52-Week High/Low Definition: The highest and lowest prices a cryptocurrency has achieved over the past year, reflecting its price range and volatility during this period.

The term “52-week high/low” refers to the highest and lowest prices a cryptocurrency has reached within the past 52 weeks, roughly one year. This metric is widely used to evaluate a cryptocurrency’s performance, volatility, and market sentiment. Borrowed from traditional finance, where it applies to stocks and bonds, the concept has become increasingly relevant in the cryptocurrency sector due to its growing complexity and liquidity.

52-Week High

The 52-week high is a key psychological level that often captures investor interest. When a cryptocurrency surpasses this high, it signals strong upward momentum and may trigger increased buying activity. Existing holders may consider taking profits, while new investors often view it as confirmation of a bullish trend and enter the market.

52-Week Low

The 52-week low, on the other hand, is often seen as a warning signal. Approaching or hitting this level may indicate underlying weakness or a bearish trend. Current investors might reduce their positions to avoid further losses, while potential buyers may hold back, awaiting signs of recovery.

Complementary Metrics

The 52-week high/low is rarely analyzed in isolation. For example:

  • Trading Volume: High volumes near a 52-week high suggest strong momentum, while low volumes might indicate weak market conviction.
  • 52-Week Range: The difference between the high and low reflects volatility. A wide range indicates high price swings, while a narrow range suggests relative stability. This information is valuable for both traders and long-term investors when planning entry or exit strategies.

Limitations

While insightful, the 52-week high/low has limitations. Cryptocurrency markets are highly dynamic, influenced by factors like regulatory updates, technological advancements, and macroeconomic trends.

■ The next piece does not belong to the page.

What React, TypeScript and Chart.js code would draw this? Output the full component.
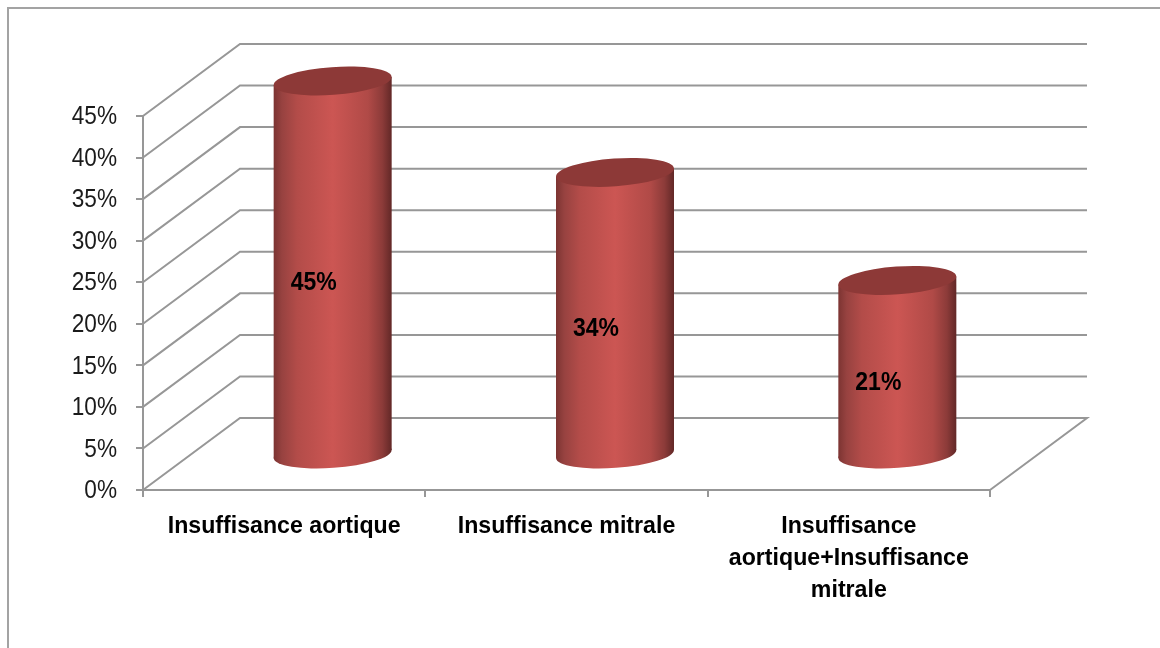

Relying solely on this metric without considering broader context can lead to inaccurate conclusions.

Conclusion

The 52-week high/low provides valuable insights into a cryptocurrency’s market sentiment and price volatility over a significant time frame. However, it is most effective when used alongside other indicators and within the broader market context, helping investors make informed decisions in a fast-changing environment.